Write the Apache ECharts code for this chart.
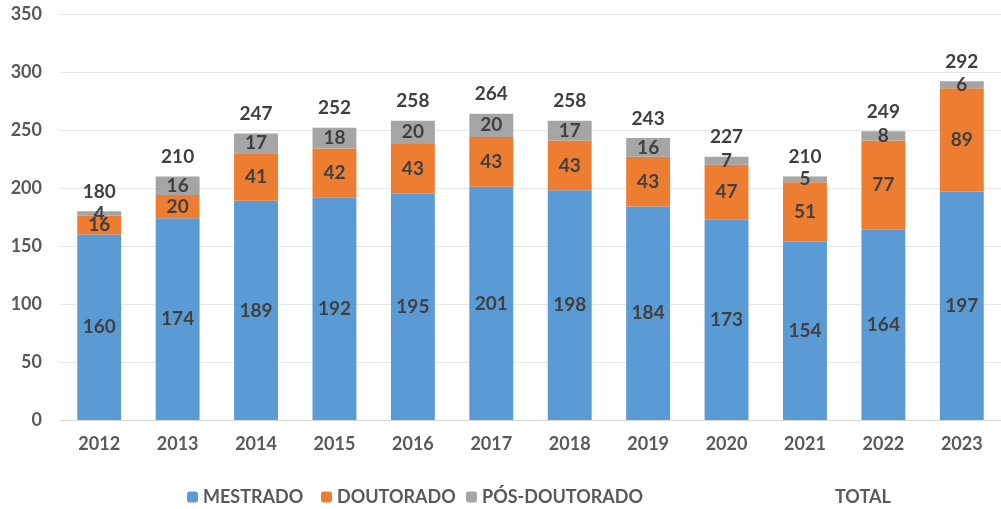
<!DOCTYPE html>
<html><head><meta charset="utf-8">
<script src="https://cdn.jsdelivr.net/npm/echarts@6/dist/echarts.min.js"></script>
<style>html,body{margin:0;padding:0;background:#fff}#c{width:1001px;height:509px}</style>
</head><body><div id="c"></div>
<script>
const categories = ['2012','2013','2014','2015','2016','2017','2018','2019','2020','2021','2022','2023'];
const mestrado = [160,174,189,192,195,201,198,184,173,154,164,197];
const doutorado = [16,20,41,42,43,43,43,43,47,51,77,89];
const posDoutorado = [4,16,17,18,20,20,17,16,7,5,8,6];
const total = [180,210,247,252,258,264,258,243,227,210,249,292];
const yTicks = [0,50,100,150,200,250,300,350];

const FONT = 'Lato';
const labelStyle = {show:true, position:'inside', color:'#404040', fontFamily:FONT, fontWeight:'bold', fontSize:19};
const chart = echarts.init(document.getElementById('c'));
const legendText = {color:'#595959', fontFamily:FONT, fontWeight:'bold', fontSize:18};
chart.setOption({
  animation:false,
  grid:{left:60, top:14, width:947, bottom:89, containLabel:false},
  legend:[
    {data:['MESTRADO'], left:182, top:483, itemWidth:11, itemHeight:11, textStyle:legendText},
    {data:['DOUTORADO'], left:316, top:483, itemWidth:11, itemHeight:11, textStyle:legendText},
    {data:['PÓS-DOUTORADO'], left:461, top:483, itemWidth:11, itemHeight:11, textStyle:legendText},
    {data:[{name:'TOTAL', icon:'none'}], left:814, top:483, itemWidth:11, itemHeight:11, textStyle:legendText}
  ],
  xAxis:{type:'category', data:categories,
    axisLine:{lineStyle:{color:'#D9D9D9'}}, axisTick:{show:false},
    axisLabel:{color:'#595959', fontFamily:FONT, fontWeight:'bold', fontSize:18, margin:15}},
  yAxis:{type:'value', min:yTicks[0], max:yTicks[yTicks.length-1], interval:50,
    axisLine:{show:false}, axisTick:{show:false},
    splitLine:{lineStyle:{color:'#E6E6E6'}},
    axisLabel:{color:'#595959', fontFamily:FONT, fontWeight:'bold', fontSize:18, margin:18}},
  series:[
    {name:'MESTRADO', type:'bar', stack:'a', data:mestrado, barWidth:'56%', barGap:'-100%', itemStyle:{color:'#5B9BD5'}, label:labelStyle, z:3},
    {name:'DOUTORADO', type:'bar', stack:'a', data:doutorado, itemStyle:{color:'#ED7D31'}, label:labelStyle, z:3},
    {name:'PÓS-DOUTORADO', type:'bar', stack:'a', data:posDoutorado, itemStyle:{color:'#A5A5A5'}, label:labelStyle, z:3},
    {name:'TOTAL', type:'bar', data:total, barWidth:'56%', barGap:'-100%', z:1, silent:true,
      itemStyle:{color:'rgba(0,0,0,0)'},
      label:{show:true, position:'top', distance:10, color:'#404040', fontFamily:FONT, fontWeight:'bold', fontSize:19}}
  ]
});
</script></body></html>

___

Leave out the pictures. Transcribe only the lines above, from the first through the one that contains "const yTicks = [0,50,100,150,200,250,300,350];".

Answer to the exercise =>
Write the Apache ECharts code for this chart.
<!DOCTYPE html>
<html><head><meta charset="utf-8">
<script src="https://cdn.jsdelivr.net/npm/echarts@6/dist/echarts.min.js"></script>
<style>html,body{margin:0;padding:0;background:#fff}#c{width:1001px;height:509px}</style>
</head><body><div id="c"></div>
<script>
const categories = ['2012','2013','2014','2015','2016','2017','2018','2019','2020','2021','2022','2023'];
const mestrado = [160,174,189,192,195,201,198,184,173,154,164,197];
const doutorado = [16,20,41,42,43,43,43,43,47,51,77,89];
const posDoutorado = [4,16,17,18,20,20,17,16,7,5,8,6];
const total = [180,210,247,252,258,264,258,243,227,210,249,292];
const yTicks = [0,50,100,150,200,250,300,350];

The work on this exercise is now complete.